The Painter's Daughters with a Cat
Thomas Gainsborough·1750
Historical Context
The Painter’s Daughters with a Cat, painted around 1750 and held at the National Gallery, depicts Mary and Margaret Gainsborough as young children holding a cat. The intimate, unfinished quality of this family portrait reveals the private, affectionate side of Gainsborough that his commissioned portraits rarely show. The children’s direct, trusting gazes and the spontaneous composition suggest an artist painting from love rather than duty. Gainsborough painted his daughters throughout their childhood and adolescence, creating some of the most psychologically acute child portraits in eighteenth-century art.
Technical Analysis
Executed in oils with an informal directness absent from his commissioned portraits, the painting shows Gainsborough's natural facility for capturing unguarded expressions. The warm palette and soft handling of the children's features reveal an emotional tenderness that elevates this beyond mere portraiture.
Look Closer
- ◆Notice the unfinished quality: the cat is barely resolved and the background is rough, giving the painting an intimacy and spontaneity absent from commissioned work.
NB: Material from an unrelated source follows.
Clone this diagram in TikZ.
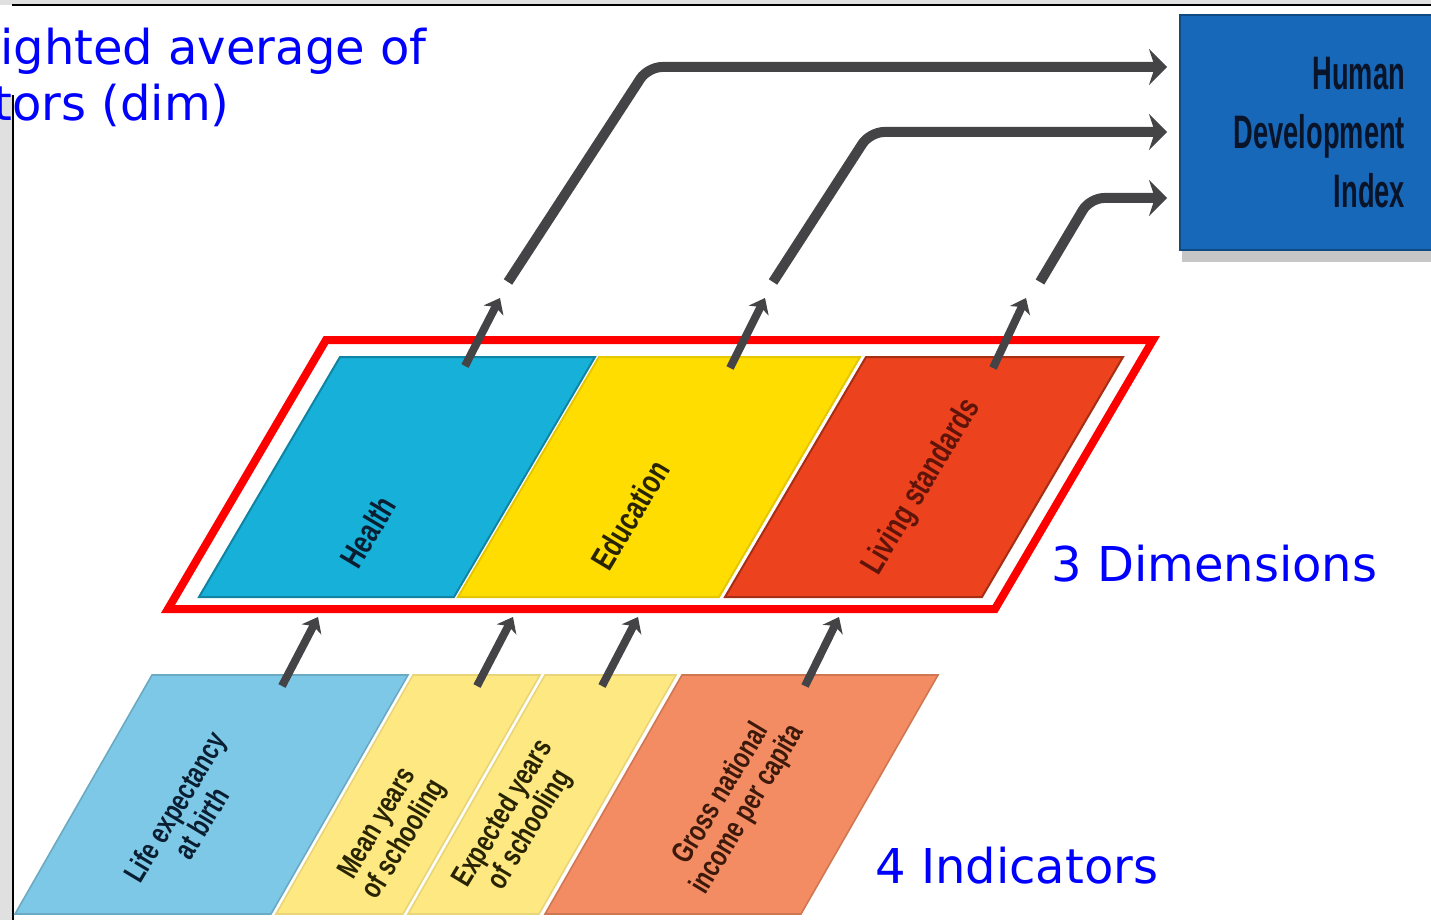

- ◆Look at the children's expressions: the girls are caught in a moment of natural interaction with the cat, not posed for posterity.
- ◆Observe the informal directness of the handling: Gainsborough paints his daughters without the professional care he brought to paid commissions — this is quicker, freer, more loving.
- ◆Find the early brushwork: despite the informality, the handling already shows the sensitivity to skin tones and the understanding of how children inhabit their bodies.